Cela suppose de former les jeunes managers à l’écoute, à la régulation des attentes et à la gestion de l’incertitude. Le management de proximité ne se décrète pas, il se construit dans la durée.
EVP : promesse RH ou mirage marketing ?
Le panel s’est conclu sur une question volontairement provocatrice : l’Employee Value Proposition (EVP) est-elle encore un levier de fidélisation ?
Les intervenants y ont répondu oui, à condition qu’elle soit authentique, lisible et incarnée à tous les niveaux de l’organisation.
Pour Dominique Perilleux, l’EVP est une « cathédrale », un pilier stratégique de l’identité de l’entreprise.
Agnès Parmentier insiste sur la transparence : « Les collaborateurs doivent savoir dans quelle culture et avec quelles attentes ils s’engagent. »
Quant à Yasmine Zarrab, elle rappelle qu’une EVP ne se décrète pas — elle se vit. Elle doit répondre à des attentes croissantes en matière de sens, d’impact, de progression, et surtout d’alignement entre discours et réalité. Une EVP solide repose sur cinq dimensions clés : vision, leadership, développement des compétences, reconnaissance et conditions de travail responsables.
Elle devient à la fois outil de gouvernance, vecteur d’attractivité durable, et filtre de cohérence managériale.
Et maintenant ?
Ce panel a confirmé une conviction forte : le temps est un actif stratégique à part entière. Dans un monde complexe, volatil, et marqué par l’exigence de sens, il ne peut plus être simplement organisé, il doit être pensé comme un levier de performance, de régulation et de différenciation.

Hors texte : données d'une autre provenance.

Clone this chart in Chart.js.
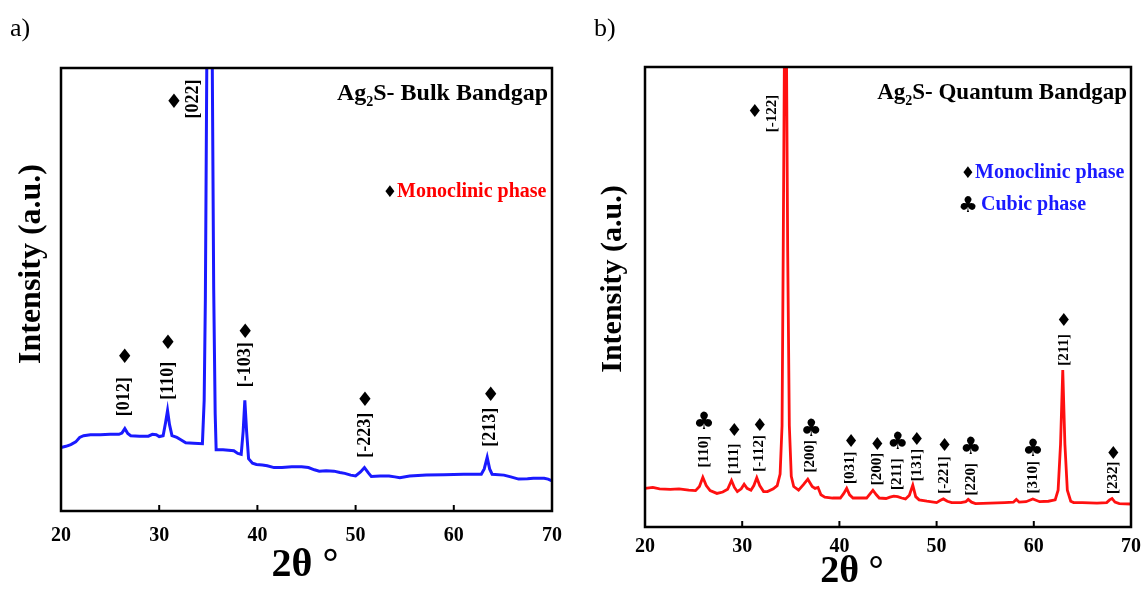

Les DRH deviennent de véritables architectes du temps organisationnel. Ce rôle impose une maîtrise fine des rythmes collectifs, une gestion cohérente des priorités managériales, et une capacité à synchroniser les temporalités individuelles avec les ambitions de l’entreprise. À l’heure où les tensions sur les talents redéfinissent les rapports au travail, proposer une expérience temporelle claire, fluide et porteuse de sens devient un avantage compétitif majeur.
Plus qu’un sujet RH, le temps devient un indicateur de maturité culturelle — et un révélateur du leadership de demain.